Only the lines from the one with "Give me the TikZ source for this diagram." through the one with "dense pretrained model", inclusive, should be echoed exactly; pictures are left out.

* Source data *
┄┄┄┄┄┄
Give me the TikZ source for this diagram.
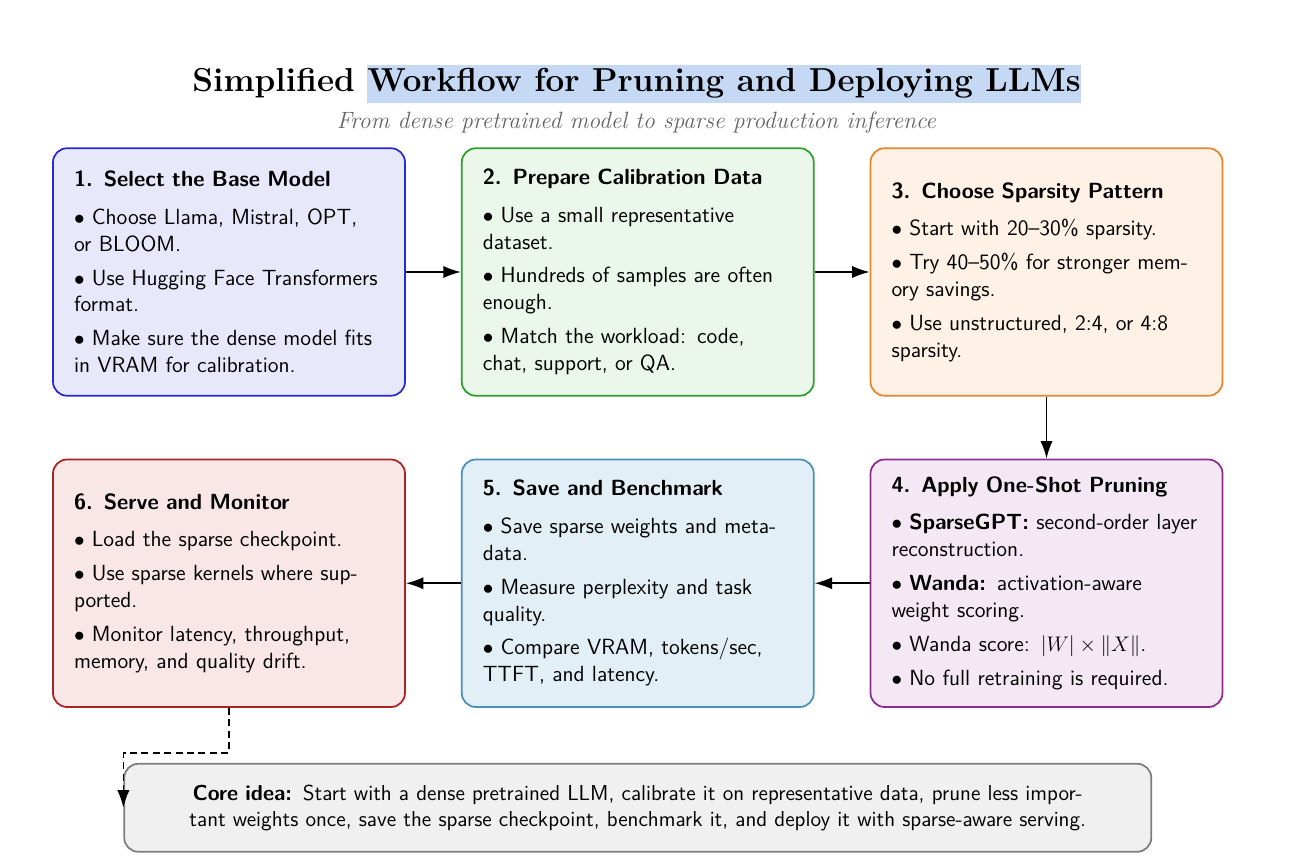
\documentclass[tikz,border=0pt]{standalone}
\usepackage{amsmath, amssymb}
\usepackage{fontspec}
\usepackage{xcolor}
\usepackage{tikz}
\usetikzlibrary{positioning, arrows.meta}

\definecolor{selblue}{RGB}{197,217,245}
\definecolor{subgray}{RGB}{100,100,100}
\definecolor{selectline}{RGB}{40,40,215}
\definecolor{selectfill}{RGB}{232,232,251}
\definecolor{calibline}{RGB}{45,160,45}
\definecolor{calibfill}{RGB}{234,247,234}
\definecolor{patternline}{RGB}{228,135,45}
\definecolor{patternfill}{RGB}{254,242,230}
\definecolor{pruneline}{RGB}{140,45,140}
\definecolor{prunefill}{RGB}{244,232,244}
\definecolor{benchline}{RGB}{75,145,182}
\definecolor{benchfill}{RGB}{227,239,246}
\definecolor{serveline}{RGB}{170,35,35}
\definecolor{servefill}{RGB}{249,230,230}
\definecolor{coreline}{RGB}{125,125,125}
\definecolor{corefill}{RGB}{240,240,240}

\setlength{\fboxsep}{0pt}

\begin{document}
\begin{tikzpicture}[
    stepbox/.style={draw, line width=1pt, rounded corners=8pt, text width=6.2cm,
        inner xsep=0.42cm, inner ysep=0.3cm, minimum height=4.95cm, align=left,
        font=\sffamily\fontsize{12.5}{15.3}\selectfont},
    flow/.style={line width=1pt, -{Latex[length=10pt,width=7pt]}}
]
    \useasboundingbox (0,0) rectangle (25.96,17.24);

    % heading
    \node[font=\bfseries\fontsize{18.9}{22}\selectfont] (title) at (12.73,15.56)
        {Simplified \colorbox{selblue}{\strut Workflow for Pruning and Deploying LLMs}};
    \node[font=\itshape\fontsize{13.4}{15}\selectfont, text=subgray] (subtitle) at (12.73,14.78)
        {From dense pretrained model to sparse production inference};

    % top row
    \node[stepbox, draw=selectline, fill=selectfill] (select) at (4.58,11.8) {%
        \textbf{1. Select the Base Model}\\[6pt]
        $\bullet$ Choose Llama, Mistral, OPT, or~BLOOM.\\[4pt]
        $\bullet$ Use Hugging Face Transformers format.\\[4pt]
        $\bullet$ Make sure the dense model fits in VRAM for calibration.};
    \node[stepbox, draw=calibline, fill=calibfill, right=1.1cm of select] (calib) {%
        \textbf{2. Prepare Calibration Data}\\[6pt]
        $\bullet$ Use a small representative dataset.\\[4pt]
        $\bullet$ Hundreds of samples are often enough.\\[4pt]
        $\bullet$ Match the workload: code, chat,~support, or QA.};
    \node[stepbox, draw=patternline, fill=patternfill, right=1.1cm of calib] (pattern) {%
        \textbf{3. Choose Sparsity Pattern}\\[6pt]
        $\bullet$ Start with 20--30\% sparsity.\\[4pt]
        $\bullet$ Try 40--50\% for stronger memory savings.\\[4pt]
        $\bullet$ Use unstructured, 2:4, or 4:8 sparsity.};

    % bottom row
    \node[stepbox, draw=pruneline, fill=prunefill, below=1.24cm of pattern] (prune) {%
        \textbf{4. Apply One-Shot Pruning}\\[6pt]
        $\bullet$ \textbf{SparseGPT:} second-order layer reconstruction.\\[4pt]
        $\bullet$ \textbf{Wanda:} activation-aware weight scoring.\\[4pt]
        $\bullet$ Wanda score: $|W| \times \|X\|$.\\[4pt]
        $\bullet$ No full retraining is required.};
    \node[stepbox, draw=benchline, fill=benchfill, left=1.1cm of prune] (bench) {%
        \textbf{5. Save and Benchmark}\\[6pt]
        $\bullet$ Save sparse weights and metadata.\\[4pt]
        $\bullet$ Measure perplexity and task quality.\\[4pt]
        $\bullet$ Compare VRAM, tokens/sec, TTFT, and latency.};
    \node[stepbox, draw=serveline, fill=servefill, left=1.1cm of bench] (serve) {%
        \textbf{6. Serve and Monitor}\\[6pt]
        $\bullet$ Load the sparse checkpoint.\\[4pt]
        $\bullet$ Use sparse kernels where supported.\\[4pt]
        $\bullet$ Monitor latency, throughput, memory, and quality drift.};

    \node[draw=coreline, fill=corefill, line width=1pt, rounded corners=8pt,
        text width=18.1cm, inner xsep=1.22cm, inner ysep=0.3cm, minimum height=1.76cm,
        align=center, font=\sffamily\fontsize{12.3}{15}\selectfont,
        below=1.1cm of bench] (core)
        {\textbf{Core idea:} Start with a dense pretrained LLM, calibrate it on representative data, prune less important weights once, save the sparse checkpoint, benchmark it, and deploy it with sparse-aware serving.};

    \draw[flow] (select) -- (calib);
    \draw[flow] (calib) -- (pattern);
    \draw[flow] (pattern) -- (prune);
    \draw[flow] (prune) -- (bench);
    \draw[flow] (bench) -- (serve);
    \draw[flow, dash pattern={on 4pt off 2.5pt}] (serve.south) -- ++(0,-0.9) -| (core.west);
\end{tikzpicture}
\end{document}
┄┄┄┄┄┄
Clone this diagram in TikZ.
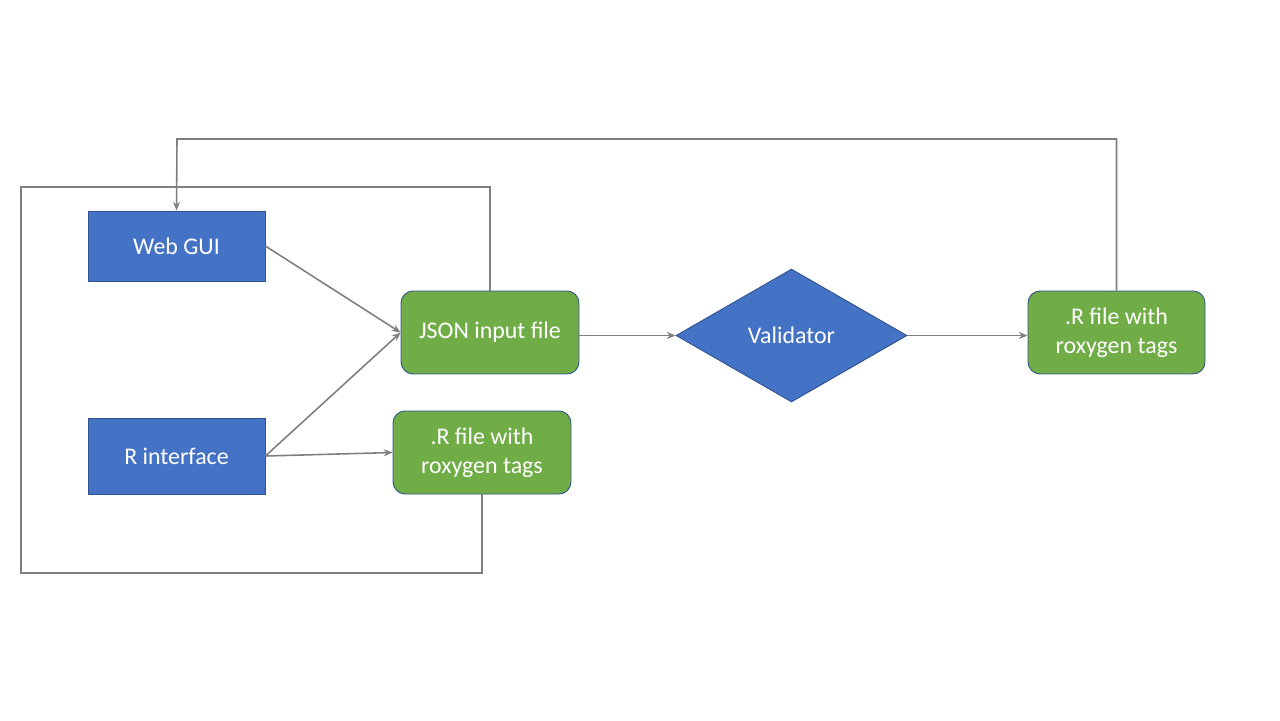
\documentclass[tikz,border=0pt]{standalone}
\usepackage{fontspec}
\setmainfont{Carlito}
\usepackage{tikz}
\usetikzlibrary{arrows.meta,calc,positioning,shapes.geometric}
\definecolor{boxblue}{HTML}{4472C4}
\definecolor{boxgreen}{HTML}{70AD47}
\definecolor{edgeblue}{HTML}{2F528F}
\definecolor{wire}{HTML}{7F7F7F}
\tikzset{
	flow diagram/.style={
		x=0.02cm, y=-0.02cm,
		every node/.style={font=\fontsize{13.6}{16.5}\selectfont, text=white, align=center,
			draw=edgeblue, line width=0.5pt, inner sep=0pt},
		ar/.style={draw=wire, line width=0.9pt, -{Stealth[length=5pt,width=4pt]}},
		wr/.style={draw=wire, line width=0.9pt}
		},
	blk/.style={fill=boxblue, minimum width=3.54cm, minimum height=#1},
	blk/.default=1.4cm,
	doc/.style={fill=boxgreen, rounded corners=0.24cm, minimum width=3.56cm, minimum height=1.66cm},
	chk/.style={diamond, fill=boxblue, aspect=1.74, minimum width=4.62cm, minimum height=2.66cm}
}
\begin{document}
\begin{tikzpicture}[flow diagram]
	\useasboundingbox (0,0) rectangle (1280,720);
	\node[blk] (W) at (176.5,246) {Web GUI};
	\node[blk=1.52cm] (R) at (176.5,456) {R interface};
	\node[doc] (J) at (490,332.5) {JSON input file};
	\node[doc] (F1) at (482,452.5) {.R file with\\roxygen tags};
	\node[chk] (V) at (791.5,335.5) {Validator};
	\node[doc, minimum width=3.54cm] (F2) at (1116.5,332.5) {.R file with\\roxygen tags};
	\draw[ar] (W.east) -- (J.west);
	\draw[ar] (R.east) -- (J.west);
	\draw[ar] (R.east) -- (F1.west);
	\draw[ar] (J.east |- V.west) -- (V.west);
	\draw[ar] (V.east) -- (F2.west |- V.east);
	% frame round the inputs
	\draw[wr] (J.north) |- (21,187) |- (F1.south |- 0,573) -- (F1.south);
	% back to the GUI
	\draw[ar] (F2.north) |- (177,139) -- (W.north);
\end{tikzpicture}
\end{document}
┄┄┄┄┄┄
* Reply *
Give me the TikZ source for this diagram.
\documentclass[tikz,border=0pt]{standalone}
\usepackage{amsmath, amssymb}
\usepackage{fontspec}
\usepackage{xcolor}
\usepackage{tikz}
\usetikzlibrary{positioning, arrows.meta}

\definecolor{selblue}{RGB}{197,217,245}
\definecolor{subgray}{RGB}{100,100,100}
\definecolor{selectline}{RGB}{40,40,215}
\definecolor{selectfill}{RGB}{232,232,251}
\definecolor{calibline}{RGB}{45,160,45}
\definecolor{calibfill}{RGB}{234,247,234}
\definecolor{patternline}{RGB}{228,135,45}
\definecolor{patternfill}{RGB}{254,242,230}
\definecolor{pruneline}{RGB}{140,45,140}
\definecolor{prunefill}{RGB}{244,232,244}
\definecolor{benchline}{RGB}{75,145,182}
\definecolor{benchfill}{RGB}{227,239,246}
\definecolor{serveline}{RGB}{170,35,35}
\definecolor{servefill}{RGB}{249,230,230}
\definecolor{coreline}{RGB}{125,125,125}
\definecolor{corefill}{RGB}{240,240,240}

\setlength{\fboxsep}{0pt}

\begin{document}
\begin{tikzpicture}[
    stepbox/.style={draw, line width=1pt, rounded corners=8pt, text width=6.2cm,
        inner xsep=0.42cm, inner ysep=0.3cm, minimum height=4.95cm, align=left,
        font=\sffamily\fontsize{12.5}{15.3}\selectfont},
    flow/.style={line width=1pt, -{Latex[length=10pt,width=7pt]}}
]
    \useasboundingbox (0,0) rectangle (25.96,17.24);

    % heading
    \node[font=\bfseries\fontsize{18.9}{22}\selectfont] (title) at (12.73,15.56)
        {Simplified \colorbox{selblue}{\strut Workflow for Pruning and Deploying LLMs}};
    \node[font=\itshape\fontsize{13.4}{15}\selectfont, text=subgray] (subtitle) at (12.73,14.78)
        {From dense pretrained model to sparse production inference};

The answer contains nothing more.